'''

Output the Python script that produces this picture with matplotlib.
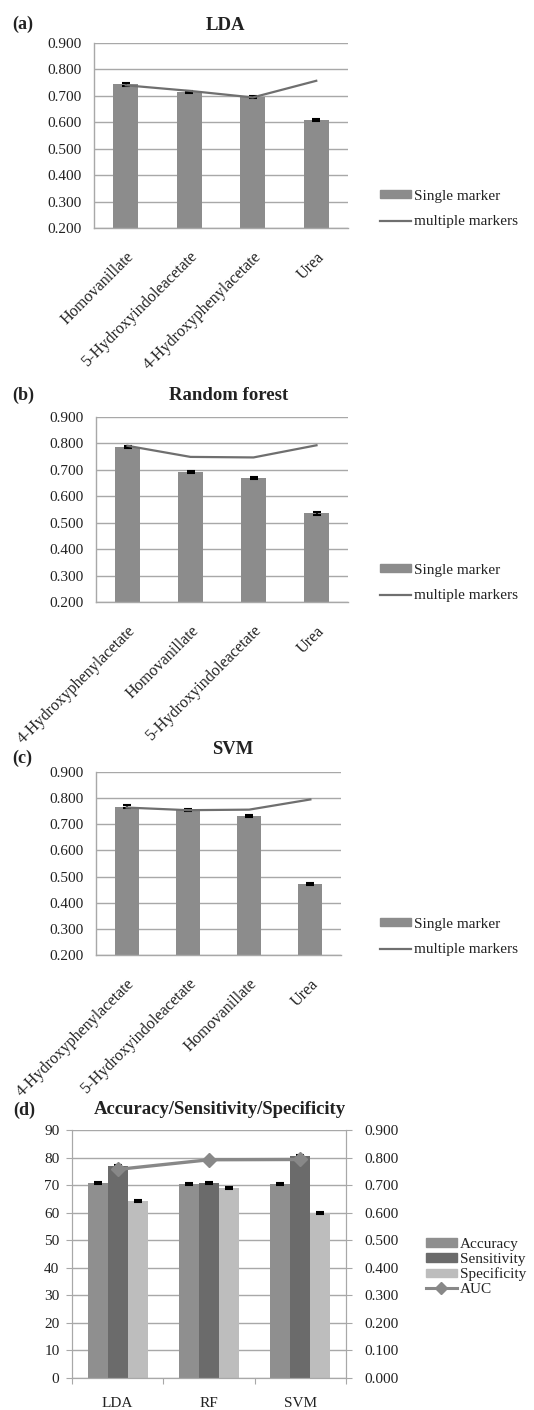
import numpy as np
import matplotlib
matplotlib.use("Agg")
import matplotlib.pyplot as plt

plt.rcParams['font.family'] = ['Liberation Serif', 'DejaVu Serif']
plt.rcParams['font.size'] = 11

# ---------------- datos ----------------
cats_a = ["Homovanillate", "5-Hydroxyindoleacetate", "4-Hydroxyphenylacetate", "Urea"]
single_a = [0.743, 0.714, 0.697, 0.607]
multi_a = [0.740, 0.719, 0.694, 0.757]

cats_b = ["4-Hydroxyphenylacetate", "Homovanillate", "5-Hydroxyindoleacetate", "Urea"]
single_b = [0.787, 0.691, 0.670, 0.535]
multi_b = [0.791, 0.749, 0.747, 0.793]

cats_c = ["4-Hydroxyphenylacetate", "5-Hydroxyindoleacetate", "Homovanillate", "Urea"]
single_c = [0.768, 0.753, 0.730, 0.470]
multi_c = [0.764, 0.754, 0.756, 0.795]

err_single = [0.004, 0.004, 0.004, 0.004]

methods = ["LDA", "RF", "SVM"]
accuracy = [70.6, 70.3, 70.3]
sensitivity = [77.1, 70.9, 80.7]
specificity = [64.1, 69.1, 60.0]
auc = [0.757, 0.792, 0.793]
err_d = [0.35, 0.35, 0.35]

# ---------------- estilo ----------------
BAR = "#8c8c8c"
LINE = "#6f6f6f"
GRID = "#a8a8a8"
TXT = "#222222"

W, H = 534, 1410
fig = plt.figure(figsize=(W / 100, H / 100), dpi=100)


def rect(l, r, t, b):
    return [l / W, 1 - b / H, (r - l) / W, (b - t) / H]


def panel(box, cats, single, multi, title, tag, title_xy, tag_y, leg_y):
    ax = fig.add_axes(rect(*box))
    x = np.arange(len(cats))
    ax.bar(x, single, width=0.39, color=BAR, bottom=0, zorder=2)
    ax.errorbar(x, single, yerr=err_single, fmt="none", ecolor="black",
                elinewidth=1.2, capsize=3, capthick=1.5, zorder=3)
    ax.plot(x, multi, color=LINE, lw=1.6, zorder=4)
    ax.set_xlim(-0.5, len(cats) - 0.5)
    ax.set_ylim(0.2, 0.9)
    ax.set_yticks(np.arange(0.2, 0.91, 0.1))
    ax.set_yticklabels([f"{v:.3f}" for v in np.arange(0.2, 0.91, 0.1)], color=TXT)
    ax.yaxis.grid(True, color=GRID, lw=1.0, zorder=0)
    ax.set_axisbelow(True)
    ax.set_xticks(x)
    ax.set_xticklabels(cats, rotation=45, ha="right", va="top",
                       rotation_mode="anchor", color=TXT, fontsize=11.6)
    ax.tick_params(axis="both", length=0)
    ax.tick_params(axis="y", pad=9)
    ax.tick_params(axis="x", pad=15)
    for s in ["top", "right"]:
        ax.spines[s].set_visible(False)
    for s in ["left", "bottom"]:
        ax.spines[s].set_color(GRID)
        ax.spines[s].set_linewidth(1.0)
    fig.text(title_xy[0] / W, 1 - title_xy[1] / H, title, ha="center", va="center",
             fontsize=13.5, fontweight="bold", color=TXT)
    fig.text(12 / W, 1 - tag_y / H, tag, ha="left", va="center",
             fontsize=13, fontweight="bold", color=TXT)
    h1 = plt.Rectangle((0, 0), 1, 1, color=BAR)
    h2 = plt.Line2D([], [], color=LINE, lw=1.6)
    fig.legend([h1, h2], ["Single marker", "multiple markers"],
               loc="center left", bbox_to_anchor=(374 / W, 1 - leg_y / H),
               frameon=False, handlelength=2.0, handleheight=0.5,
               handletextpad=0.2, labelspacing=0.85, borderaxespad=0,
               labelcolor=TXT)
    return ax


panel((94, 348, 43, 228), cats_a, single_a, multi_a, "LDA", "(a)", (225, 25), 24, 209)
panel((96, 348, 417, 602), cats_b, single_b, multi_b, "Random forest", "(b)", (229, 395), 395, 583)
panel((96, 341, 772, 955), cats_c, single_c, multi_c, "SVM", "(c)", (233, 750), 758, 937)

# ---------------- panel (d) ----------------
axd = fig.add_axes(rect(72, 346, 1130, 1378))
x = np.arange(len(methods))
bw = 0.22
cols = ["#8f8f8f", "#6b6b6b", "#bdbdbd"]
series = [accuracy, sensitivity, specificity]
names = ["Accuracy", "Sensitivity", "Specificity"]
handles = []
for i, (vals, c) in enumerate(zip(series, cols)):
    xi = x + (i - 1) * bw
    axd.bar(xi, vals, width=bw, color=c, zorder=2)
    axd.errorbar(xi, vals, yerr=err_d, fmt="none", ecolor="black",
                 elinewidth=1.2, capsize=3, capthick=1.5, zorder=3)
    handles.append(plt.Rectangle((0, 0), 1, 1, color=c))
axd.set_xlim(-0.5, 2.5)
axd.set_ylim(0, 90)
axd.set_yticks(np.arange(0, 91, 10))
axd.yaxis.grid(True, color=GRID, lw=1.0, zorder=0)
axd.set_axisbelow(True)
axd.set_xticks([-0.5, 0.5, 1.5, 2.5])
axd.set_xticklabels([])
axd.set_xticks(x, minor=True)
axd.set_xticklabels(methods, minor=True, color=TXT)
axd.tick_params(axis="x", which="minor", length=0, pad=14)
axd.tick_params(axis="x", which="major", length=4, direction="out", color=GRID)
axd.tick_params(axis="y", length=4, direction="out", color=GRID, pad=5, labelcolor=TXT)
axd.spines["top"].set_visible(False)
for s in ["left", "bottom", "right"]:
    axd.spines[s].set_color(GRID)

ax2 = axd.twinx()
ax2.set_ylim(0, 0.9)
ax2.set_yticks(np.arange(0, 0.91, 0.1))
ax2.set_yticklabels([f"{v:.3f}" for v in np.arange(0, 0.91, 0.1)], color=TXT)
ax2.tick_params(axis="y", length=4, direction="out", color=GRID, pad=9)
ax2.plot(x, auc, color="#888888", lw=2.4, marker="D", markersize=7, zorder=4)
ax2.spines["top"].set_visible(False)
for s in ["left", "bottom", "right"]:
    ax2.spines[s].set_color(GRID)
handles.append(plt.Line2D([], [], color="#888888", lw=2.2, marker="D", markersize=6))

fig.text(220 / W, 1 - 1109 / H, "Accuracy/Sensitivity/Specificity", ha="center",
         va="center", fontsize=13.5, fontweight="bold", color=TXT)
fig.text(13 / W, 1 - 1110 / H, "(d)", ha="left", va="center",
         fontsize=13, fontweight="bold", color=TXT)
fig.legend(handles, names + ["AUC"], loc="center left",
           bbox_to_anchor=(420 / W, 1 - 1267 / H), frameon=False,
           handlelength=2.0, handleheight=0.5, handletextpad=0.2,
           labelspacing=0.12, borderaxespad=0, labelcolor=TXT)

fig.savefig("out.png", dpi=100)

'''

Problem statement »
Restate exactly, please, only the lines between the start of the data and the line containing "return [l /", both ends included, skipping the pictures.

Exercise answer »
Output the Python script that produces this picture with matplotlib.
import numpy as np
import matplotlib
matplotlib.use("Agg")
import matplotlib.pyplot as plt

plt.rcParams['font.family'] = ['Liberation Serif', 'DejaVu Serif']
plt.rcParams['font.size'] = 11

# ---------------- datos ----------------
cats_a = ["Homovanillate", "5-Hydroxyindoleacetate", "4-Hydroxyphenylacetate", "Urea"]
single_a = [0.743, 0.714, 0.697, 0.607]
multi_a = [0.740, 0.719, 0.694, 0.757]

cats_b = ["4-Hydroxyphenylacetate", "Homovanillate", "5-Hydroxyindoleacetate", "Urea"]
single_b = [0.787, 0.691, 0.670, 0.535]
multi_b = [0.791, 0.749, 0.747, 0.793]

cats_c = ["4-Hydroxyphenylacetate", "5-Hydroxyindoleacetate", "Homovanillate", "Urea"]
single_c = [0.768, 0.753, 0.730, 0.470]
multi_c = [0.764, 0.754, 0.756, 0.795]

err_single = [0.004, 0.004, 0.004, 0.004]

methods = ["LDA", "RF", "SVM"]
accuracy = [70.6, 70.3, 70.3]
sensitivity = [77.1, 70.9, 80.7]
specificity = [64.1, 69.1, 60.0]
auc = [0.757, 0.792, 0.793]
err_d = [0.35, 0.35, 0.35]

# ---------------- estilo ----------------
BAR = "#8c8c8c"
LINE = "#6f6f6f"
GRID = "#a8a8a8"
TXT = "#222222"

W, H = 534, 1410
fig = plt.figure(figsize=(W / 100, H / 100), dpi=100)


def rect(l, r, t, b):
    return [l / W, 1 - b / H, (r - l) / W, (b - t) / H]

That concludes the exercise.